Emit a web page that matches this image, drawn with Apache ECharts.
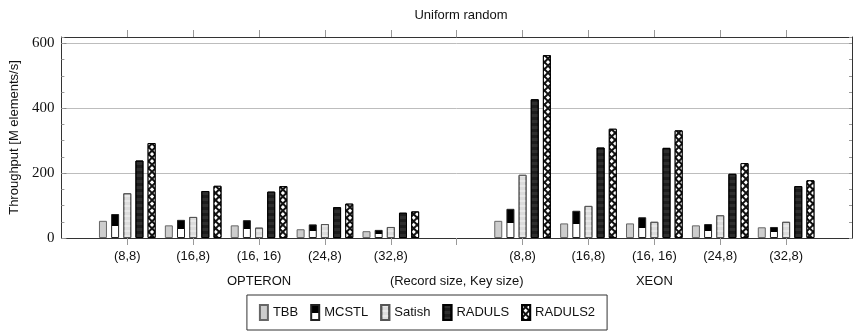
<!DOCTYPE html>
<html>
<head>
<meta charset="utf-8">
<script src="https://cdn.jsdelivr.net/npm/echarts@6/dist/echarts.min.js"></script>
<style>
  html, body { margin: 0; padding: 0; background: #fff; }
  #chart { width: 854px; height: 332px; }
</style>
</head>
<body>
<div id="chart"></div>
<script>
// categories: (record size, key size) per machine, empty slot in the middle
const categories = ['(8,8)', '(16,8)', '(16, 16)', '(24,8)', '(32,8)', '', '(8,8)', '(16,8)', '(16, 16)', '(24,8)', '(32,8)'];
const groupLabels = ['', '', 'OPTERON', '', '', '(Record size, Key size)', '', '', 'XEON', '', ''];
const yTicks = [0, 200, 400, 600];

const tbb = [53, 39, 39, 27, 21, null, 53, 45, 45, 39, 33];
const mcstl = [74, 56, 55, 42, 25, null, 90, 84, 64, 43, 34];
const satish = [138, 65, 32, 43, 34, null, 195, 99, 50, 70, 50];
const raduls = [239, 145, 143, 95, 78, null, 428, 279, 278, 198, 160];
const raduls2 = [293, 161, 160, 106, 82, null, 564, 337, 332, 231, 178];

const sans = 'Liberation Sans';
const serif = 'Liberation Serif';
const frame = '#333';
const tickPos = categories.map((c, i) => i);

function pairs(list) {
  return list.map((v, i) => [i, v]).filter(p => p[1] !== null);
}

function bar(name, list, itemStyle) {
  return {
    name: name,
    type: 'bar',
    barWidth: 8,
    barGap: '52%',
    data: pairs(list),
    itemStyle: itemStyle,
    emphasis: {disabled: true}
  };
}

const myChart = echarts.init(document.getElementById('chart'));
const option = {
  animation: false,
  title: {
    text: 'Uniform random',
    left: 456,
    textAlign: 'center',
    top: 4,
    textStyle: {fontFamily: sans, fontSize: 13, fontWeight: 'normal', color: '#111'}
  },
  legend: {
    bottom: 2,
    left: 'center',
    icon: 'rect',
    itemWidth: 8,
    itemHeight: 15,
    itemGap: 12,
    padding: [9, 12],
    borderColor: frame,
    borderWidth: 1,
    backgroundColor: '#fff',
    textStyle: {fontFamily: sans, fontSize: 13, color: '#111'},
    data: ['TBB', 'MCSTL', 'Satish', 'RADULS', 'RADULS2']
  },
  grid: {left: 60, right: 2, top: 37, bottom: 94},
  xAxis: [
    {
      type: 'value',
      min: -1,
      max: 11,
      interval: 1,
      axisLine: {show: true, onZero: false, lineStyle: {color: frame}},
      axisTick: {show: true, inside: false, length: 7, customValues: tickPos, lineStyle: {color: '#999'}},
      axisLabel: {
        customValues: tickPos,
        margin: 6,
        fontFamily: sans,
        fontSize: 13,
        color: '#111',
        lineHeight: 25,
        formatter: v => (categories[v] || ' ') + '\n' + (groupLabels[v] || ' ')
      },
      splitLine: {show: false}
    },
    {
      type: 'value',
      position: 'top',
      min: -1,
      max: 11,
      interval: 1,
      axisLine: {show: true, onZero: false, lineStyle: {color: frame}},
      axisTick: {show: true, inside: false, length: 7, customValues: tickPos, lineStyle: {color: '#999'}},
      axisLabel: {show: false},
      splitLine: {show: false}
    }
  ],
  yAxis: [
    {
      type: 'value',
      name: 'Throughput [M elements/s]',
      nameLocation: 'middle',
      nameGap: 31,
      nameTextStyle: {fontFamily: sans, fontSize: 13, color: '#111'},
      min: 0,
      max: 620,
      interval: 200,
      axisLine: {show: true, onZero: false, lineStyle: {color: frame}},
      axisTick: {show: true, inside: true, length: 5, customValues: yTicks, lineStyle: {color: '#888'}},
      axisLabel: {customValues: yTicks, margin: 7, fontFamily: serif, fontSize: 15, color: '#111'},
      splitLine: {show: true, lineStyle: {color: '#bdbdbd', width: 1}}
    },
    {
      type: 'value',
      position: 'left',
      min: 0,
      max: 620,
      interval: 50,
      axisLine: {show: false, onZero: false},
      axisTick: {show: true, inside: true, length: 3, lineStyle: {color: '#999'}},
      axisLabel: {show: false},
      splitLine: {show: false}
    },
    {
      type: 'value',
      position: 'right',
      min: 0,
      max: 620,
      interval: 50,
      axisLine: {show: true, onZero: false, lineStyle: {color: frame}},
      axisTick: {show: true, inside: true, length: 3, lineStyle: {color: '#999'}},
      axisLabel: {show: false},
      splitLine: {show: false}
    }
  ],
  series: [
    bar('TBB', tbb, {color: '#cdcdcd', borderColor: '#666', borderWidth: 1}),
    bar('MCSTL', mcstl, {
      color: {
        type: 'linear', x: 0, y: 0, x2: 0, y2: 1,
        colorStops: [
          {offset: 0, color: '#000'}, {offset: 0.5, color: '#000'},
          {offset: 0.5, color: '#fff'}, {offset: 1, color: '#fff'}
        ]
      },
      borderColor: '#222',
      borderWidth: 1
    }),
    bar('Satish', satish, {
      color: '#dcdcdc',
      borderColor: '#555',
      borderWidth: 1,
      decal: {color: 'rgba(255,255,255,0.35)', symbol: 'rect', dashArrayX: [1, 0], dashArrayY: [2, 3], rotation: 0}
    }),
    bar('RADULS', raduls, {
      color: '#1c1c1c',
      borderColor: '#000',
      borderWidth: 1,
      decal: {color: 'rgba(255,255,255,0.08)', symbol: 'rect', dashArrayX: [1, 0], dashArrayY: [3, 3], rotation: 0}
    }),
    bar('RADULS2', raduls2, {
      color: '#111',
      borderColor: '#000',
      borderWidth: 1,
      decal: {color: '#fff', symbol: 'rect', symbolSize: 1, dashArrayX: [2.4, 1.2], dashArrayY: [2.4, 1.2], rotation: Math.PI / 4}
    })
  ]
};
myChart.setOption(option);
</script>
</body>
</html>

━━━━━━━━━━━━━━━━

▸ DESCRIPTION OF THE TASK: Only the lines from the start of the material through the line containing "const tickPos = categories.map((c, i) => i);" should be transcribed. Pictures stay out.

▸ EXPECTED ANSWER:
Emit a web page that matches this image, drawn with Apache ECharts.
<!DOCTYPE html>
<html>
<head>
<meta charset="utf-8">
<script src="https://cdn.jsdelivr.net/npm/echarts@6/dist/echarts.min.js"></script>
<style>
  html, body { margin: 0; padding: 0; background: #fff; }
  #chart { width: 854px; height: 332px; }
</style>
</head>
<body>
<div id="chart"></div>
<script>
// categories: (record size, key size) per machine, empty slot in the middle
const categories = ['(8,8)', '(16,8)', '(16, 16)', '(24,8)', '(32,8)', '', '(8,8)', '(16,8)', '(16, 16)', '(24,8)', '(32,8)'];
const groupLabels = ['', '', 'OPTERON', '', '', '(Record size, Key size)', '', '', 'XEON', '', ''];
const yTicks = [0, 200, 400, 600];

const tbb = [53, 39, 39, 27, 21, null, 53, 45, 45, 39, 33];
const mcstl = [74, 56, 55, 42, 25, null, 90, 84, 64, 43, 34];
const satish = [138, 65, 32, 43, 34, null, 195, 99, 50, 70, 50];
const raduls = [239, 145, 143, 95, 78, null, 428, 279, 278, 198, 160];
const raduls2 = [293, 161, 160, 106, 82, null, 564, 337, 332, 231, 178];

const sans = 'Liberation Sans';
const serif = 'Liberation Serif';
const frame = '#333';
const tickPos = categories.map((c, i) => i);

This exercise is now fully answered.